Comment by fregen on 10/16/05
And then?  A good boy is abused by his female relatives and is justifibly angry.  Okay.  Their reasons?  We can speculate but have no insights into what they were thinking.  The outcome?  He accepts his fate?  Refuses?  Goes off the deep end?  Unless there is more to come this story leaves me hanging.

Comment by Early June on 10/15/05
I have liked everything tha Ann Has done.  I am totally confused by this.  I must have missed something.  This is the first of her pieces that does not seem complete, either in concept or in execution.  The style of writing even seems different, the tempo being clipped.  An anger, or perhaps some other deep emotion, seems to be overcoming normal activity.  
On the plus side, it held, no, it riveted my attention.   I couldn't stop until I was through.  But then, I had to read it again to make certain i didn't miss something.
Is there a sequel? Is there a further story that will build on this base?  If so, I will eagerly look forward to it as I always like Ann's stories.
 Thank you for trusting us with this Ann.

Comment by Jezzi Stewart on 10/15/05
So where is the rest ??  What's the reaction?  Why DID they feminize him - assuming he's telling the truth and he didn't do any of the usual things that would cause women to petticoat a boy?  Arrrrggghh!

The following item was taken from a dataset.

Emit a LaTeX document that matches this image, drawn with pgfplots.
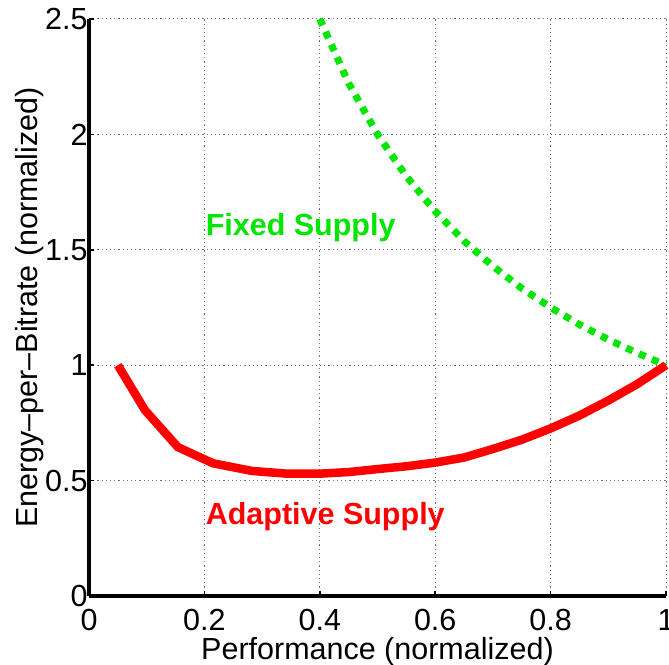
\documentclass[border=0pt]{standalone}
\usepackage{fontspec}
\setmainfont{Liberation Sans}
\usepackage{pgfplots}
\pgfplotsset{compat=1.18}

\definecolor{adaptred}{RGB}{255,0,0}
\definecolor{fixedgreen}{RGB}{0,230,0}

\begin{document}
\begin{tikzpicture}
\begin{axis}[
  scale only axis,
  width=577pt, height=577pt,
  xmin=0, xmax=1, ymin=0, ymax=2.5,
  axis x line=bottom, axis y line=left,
  axis line style={line width=4pt, -},
  xtick={0,0.2,0.4,0.6,0.8,1},
  ytick={0,0.5,1,1.5,2,2.5},
  xticklabels={0,0.2,0.4,0.6,0.8,1},
  yticklabels={0,0.5,1,1.5,2,2.5},
  tick align=inside,
  major tick length=5pt,
  tick style={black, line width=1.5pt},
  grid=major,
  major grid style={black!55, line width=1pt, dash pattern=on 1.2pt off 3pt},
  tick label style={font=\fontsize{30.5}{33}\selectfont},
  xticklabel style={yshift=-10pt},
  yticklabel style={xshift=2pt},
  label style={font=\fontsize{30.5}{33}\selectfont},
  xlabel={Performance (normalized)},
  ylabel={Energy--per--Bitrate (normalized)},
  xlabel style={yshift=1pt},
  ylabel style={yshift=-6pt},
  /pgf/number format/assume math mode=true,
  clip=false,
]
% fixed supply voltage
\addplot[fixedgreen, line width=7pt, dash pattern=on 7pt off 7pt] coordinates {
  (0.40,2.500) (0.45,2.222) (0.50,2.000) (0.55,1.818) (0.60,1.667)
  (0.65,1.538) (0.70,1.429) (0.75,1.333) (0.80,1.250) (0.85,1.176)
  (0.90,1.111) (0.95,1.053) (1.00,1.000)
};
% adaptive supply voltage
\addplot[adaptred, line width=8.5pt, line join=miter] coordinates {
  (0.050,1.000) (0.097,0.805) (0.154,0.645) (0.215,0.575) (0.282,0.542)
  (0.343,0.530) (0.400,0.530) (0.450,0.537) (0.500,0.550) (0.550,0.562)
  (0.600,0.578) (0.650,0.600) (0.700,0.637) (0.750,0.677) (0.800,0.726)
  (0.850,0.782) (0.900,0.847) (0.950,0.918) (1.000,1.000)
};
\node[anchor=west, inner sep=0pt, text=fixedgreen, font=\bfseries\fontsize{30.5}{33}\selectfont] at (axis cs:0.202,1.595) {Fixed Supply};
\node[anchor=west, inner sep=0pt, text=adaptred, font=\bfseries\fontsize{30.5}{33}\selectfont] at (axis cs:0.202,0.342) {Adaptive Supply};
\end{axis}
\pgfresetboundingbox
\path (current axis.south west) ++(-89pt,-68pt) rectangle ++(669pt,664pt);
\end{tikzpicture}
\end{document}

Nice twist with the use of the knife.

Comment by Sissy Baby Paula on 10/14/05
A story very much to the point. The writer has really captured the essence of the situation and has not added any extra "lace". This story really comes forward with those feelings I sometimes get when I read forced crossdressing stories - the anger against totally unfair mothers and family. I still like those stories, but it is really nice to read another viewpoint too!